After the first 15 minutes, Terminator Genisys (in 2D or 3D), which ignores Terminators 3 and 4, turns out to be a pale imitation of Terminator 2. Only Schwarzenegger and the CGI effects hold their own, but this is a redundant sequel that no one needs. It begins in 2029 with John grown up and, as leader of the resistance, on the verge of a victory against Skynet.

There are two big changes in addition to the man in the director chair. The first is that Schwarzenegger’s T-800 is endearingly called Pops and has, accumulated human feelings and mannerisms that he did not previously have.

The second is that somewhere along the line John Connor goes rogue in a plot twist that might be unpredictable but is also undesirable, as it makes little sense. The new Sarah Connor, Game of Thrones star Emilia Clarke, lacks the body, the spirit and the craftiness of Linda Hamilton while the new Kyle Reese (Jai Courtney) has neither the physique (bulked up though he is), looks nor charisma that the role requires. It doesn’t help that there is so little chemistry between Schwarzenegger and Clarke or Courtney and Clarke.

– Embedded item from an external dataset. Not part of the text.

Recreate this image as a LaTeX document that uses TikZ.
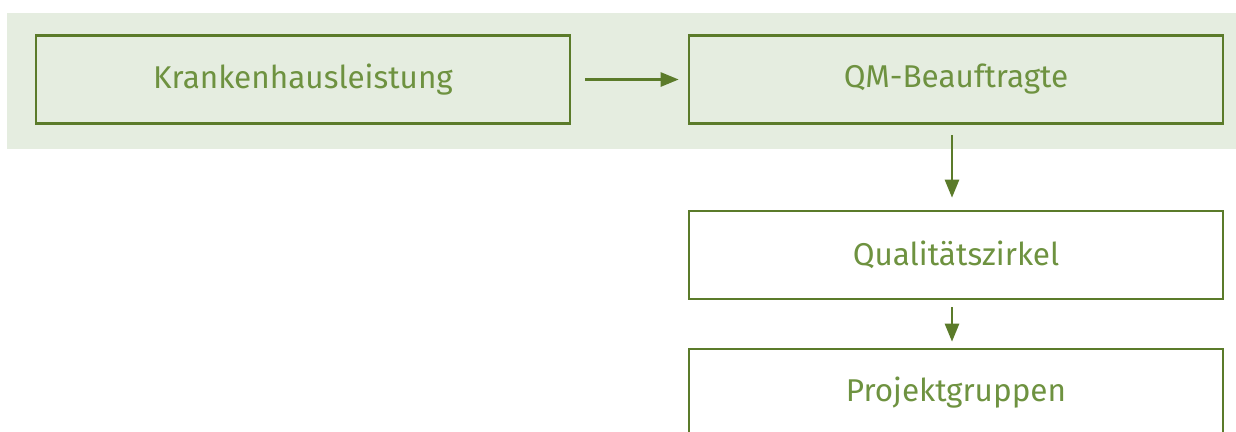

Schwarzenegger has said that it is impossible for an actor to know which of his lines has the potential to be a catchphrase. The Terminator provided Schwarzenegger with the great, ‘I’ll be back’, used again in Terminator 2. It is used here, too, but to its credit, Terminator Genisys might have given Schwarzenegger another. The best catchphrases are those with an element of metaphor in them, referring to the character’s immediate situation in the film, as well as to the actor saying the line. In Terminator Genisys, T-800 quips defensively, ‘I’m old, not obsolete,’ a line destined to be a new catchphrase. At 67, Schwarzenegger might be on the old side for an action hero and a cyborg assassin, but as he reminds us here, he is not obsolete.